• _What the task asks_
Leaving the pictures out, print the lines from the first line of the listing through the line containing "const INK = '#111111';", exactly as they read, and no others.

• _Data section_
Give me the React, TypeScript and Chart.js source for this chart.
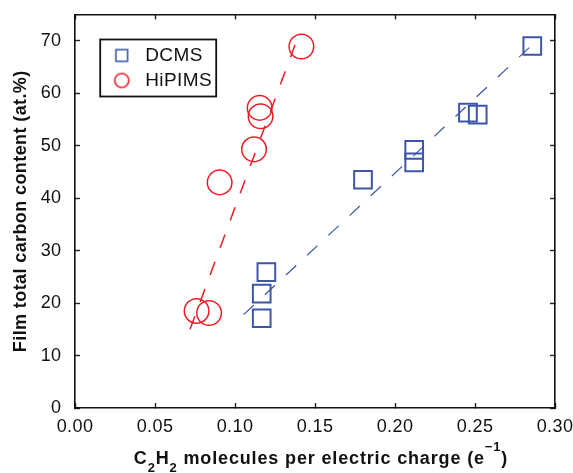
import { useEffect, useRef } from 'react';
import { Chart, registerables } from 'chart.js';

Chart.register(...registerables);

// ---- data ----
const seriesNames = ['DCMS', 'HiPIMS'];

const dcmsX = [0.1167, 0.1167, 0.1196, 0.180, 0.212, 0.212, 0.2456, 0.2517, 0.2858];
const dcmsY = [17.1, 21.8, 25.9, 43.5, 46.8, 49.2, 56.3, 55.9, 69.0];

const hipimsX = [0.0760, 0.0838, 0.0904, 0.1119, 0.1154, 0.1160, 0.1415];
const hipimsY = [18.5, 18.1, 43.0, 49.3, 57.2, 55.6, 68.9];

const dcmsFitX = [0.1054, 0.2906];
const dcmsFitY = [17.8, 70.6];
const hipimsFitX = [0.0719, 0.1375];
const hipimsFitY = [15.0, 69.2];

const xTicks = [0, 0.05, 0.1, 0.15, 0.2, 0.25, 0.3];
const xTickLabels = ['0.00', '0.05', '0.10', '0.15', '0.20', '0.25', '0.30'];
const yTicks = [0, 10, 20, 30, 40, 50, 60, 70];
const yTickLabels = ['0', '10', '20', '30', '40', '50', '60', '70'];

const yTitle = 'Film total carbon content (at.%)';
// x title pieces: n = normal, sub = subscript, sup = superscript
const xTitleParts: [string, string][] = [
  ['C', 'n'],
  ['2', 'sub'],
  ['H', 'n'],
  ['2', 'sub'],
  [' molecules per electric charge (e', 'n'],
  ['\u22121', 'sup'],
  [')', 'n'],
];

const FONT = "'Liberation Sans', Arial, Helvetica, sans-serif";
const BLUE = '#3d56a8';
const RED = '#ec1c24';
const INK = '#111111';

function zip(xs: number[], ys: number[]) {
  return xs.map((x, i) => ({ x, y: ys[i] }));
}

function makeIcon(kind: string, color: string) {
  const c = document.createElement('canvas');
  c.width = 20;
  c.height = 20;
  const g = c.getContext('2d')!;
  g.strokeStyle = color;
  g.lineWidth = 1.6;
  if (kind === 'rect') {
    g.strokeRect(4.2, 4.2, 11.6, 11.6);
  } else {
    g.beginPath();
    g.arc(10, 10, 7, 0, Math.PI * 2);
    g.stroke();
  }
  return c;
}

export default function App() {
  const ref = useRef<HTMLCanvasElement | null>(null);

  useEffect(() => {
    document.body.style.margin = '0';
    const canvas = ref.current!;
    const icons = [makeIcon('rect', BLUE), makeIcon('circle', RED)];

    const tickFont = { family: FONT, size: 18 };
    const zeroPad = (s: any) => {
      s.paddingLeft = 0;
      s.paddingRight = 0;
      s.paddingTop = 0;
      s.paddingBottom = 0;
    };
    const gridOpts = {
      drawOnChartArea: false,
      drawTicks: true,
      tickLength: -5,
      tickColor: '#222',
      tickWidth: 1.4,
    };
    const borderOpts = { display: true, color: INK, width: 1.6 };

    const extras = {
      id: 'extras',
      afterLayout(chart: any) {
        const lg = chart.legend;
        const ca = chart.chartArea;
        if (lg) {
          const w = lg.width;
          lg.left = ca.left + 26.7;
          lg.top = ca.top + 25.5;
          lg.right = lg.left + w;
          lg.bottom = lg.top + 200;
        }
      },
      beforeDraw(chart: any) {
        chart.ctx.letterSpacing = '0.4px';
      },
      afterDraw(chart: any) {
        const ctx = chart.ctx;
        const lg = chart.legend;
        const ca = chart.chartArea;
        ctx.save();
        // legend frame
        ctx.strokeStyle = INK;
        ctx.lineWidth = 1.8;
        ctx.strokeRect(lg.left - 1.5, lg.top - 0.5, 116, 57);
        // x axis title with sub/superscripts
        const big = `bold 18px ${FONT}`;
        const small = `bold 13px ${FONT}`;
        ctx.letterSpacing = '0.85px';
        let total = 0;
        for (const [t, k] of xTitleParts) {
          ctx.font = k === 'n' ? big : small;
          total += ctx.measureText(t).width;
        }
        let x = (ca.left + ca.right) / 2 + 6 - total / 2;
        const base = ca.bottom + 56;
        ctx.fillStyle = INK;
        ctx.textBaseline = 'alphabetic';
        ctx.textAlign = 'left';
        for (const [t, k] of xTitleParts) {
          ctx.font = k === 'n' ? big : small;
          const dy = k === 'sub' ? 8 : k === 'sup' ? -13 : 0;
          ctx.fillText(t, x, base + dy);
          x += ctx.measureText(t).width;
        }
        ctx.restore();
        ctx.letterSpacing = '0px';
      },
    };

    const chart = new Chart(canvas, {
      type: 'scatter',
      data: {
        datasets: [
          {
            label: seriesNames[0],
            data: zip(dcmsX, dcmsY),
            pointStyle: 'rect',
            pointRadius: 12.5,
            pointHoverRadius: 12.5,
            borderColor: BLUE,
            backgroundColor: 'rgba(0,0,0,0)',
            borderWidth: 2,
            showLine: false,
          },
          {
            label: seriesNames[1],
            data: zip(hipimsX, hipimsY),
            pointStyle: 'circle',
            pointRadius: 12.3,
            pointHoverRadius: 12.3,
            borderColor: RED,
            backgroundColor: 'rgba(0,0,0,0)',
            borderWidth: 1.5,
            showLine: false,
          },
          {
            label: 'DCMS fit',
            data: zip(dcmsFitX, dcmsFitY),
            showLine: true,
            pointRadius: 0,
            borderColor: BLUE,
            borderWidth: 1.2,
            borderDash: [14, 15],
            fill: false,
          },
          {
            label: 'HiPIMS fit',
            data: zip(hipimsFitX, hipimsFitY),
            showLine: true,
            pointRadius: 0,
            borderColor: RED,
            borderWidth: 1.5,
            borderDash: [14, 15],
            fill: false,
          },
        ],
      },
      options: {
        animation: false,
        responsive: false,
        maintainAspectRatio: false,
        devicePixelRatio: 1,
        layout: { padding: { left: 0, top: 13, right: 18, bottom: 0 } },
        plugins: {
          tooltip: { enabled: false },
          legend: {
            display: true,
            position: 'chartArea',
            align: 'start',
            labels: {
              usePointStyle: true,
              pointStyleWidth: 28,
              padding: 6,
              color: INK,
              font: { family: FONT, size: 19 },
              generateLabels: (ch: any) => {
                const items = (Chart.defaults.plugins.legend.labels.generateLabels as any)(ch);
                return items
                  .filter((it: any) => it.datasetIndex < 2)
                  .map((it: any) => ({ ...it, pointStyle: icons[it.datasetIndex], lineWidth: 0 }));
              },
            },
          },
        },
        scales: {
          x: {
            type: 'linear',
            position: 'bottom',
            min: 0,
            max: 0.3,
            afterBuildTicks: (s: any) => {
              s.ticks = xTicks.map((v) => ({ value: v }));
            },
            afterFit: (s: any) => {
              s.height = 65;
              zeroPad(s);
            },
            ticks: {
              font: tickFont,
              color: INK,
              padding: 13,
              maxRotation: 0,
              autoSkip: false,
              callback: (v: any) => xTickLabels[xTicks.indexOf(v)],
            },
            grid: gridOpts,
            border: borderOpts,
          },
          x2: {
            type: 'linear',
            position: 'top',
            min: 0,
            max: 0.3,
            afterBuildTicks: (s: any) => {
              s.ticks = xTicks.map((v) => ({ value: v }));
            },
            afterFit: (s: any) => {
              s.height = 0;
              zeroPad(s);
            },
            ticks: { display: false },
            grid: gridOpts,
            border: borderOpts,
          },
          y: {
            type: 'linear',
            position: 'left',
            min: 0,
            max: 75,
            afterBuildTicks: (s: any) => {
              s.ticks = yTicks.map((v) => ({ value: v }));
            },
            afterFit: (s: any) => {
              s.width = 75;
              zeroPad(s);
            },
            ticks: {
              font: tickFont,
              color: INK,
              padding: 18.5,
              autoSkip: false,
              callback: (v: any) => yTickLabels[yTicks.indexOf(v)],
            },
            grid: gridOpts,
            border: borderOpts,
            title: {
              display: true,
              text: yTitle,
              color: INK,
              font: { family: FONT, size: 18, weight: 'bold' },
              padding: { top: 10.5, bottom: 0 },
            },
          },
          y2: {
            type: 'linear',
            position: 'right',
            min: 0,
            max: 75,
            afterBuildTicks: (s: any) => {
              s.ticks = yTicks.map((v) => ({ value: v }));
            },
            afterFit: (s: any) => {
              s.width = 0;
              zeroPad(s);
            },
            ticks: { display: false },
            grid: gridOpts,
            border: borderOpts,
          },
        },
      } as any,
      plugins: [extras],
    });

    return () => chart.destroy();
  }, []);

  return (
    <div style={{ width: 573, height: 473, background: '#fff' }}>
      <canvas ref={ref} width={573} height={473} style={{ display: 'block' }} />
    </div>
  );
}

• _Problem solution_
Give me the React, TypeScript and Chart.js source for this chart.
import { useEffect, useRef } from 'react';
import { Chart, registerables } from 'chart.js';

Chart.register(...registerables);

// ---- data ----
const seriesNames = ['DCMS', 'HiPIMS'];

const dcmsX = [0.1167, 0.1167, 0.1196, 0.180, 0.212, 0.212, 0.2456, 0.2517, 0.2858];
const dcmsY = [17.1, 21.8, 25.9, 43.5, 46.8, 49.2, 56.3, 55.9, 69.0];

const hipimsX = [0.0760, 0.0838, 0.0904, 0.1119, 0.1154, 0.1160, 0.1415];
const hipimsY = [18.5, 18.1, 43.0, 49.3, 57.2, 55.6, 68.9];

const dcmsFitX = [0.1054, 0.2906];
const dcmsFitY = [17.8, 70.6];
const hipimsFitX = [0.0719, 0.1375];
const hipimsFitY = [15.0, 69.2];

const xTicks = [0, 0.05, 0.1, 0.15, 0.2, 0.25, 0.3];
const xTickLabels = ['0.00', '0.05', '0.10', '0.15', '0.20', '0.25', '0.30'];
const yTicks = [0, 10, 20, 30, 40, 50, 60, 70];
const yTickLabels = ['0', '10', '20', '30', '40', '50', '60', '70'];

const yTitle = 'Film total carbon content (at.%)';
// x title pieces: n = normal, sub = subscript, sup = superscript
const xTitleParts: [string, string][] = [
  ['C', 'n'],
  ['2', 'sub'],
  ['H', 'n'],
  ['2', 'sub'],
  [' molecules per electric charge (e', 'n'],
  ['\u22121', 'sup'],
  [')', 'n'],
];

const FONT = "'Liberation Sans', Arial, Helvetica, sans-serif";
const BLUE = '#3d56a8';
const RED = '#ec1c24';
const INK = '#111111';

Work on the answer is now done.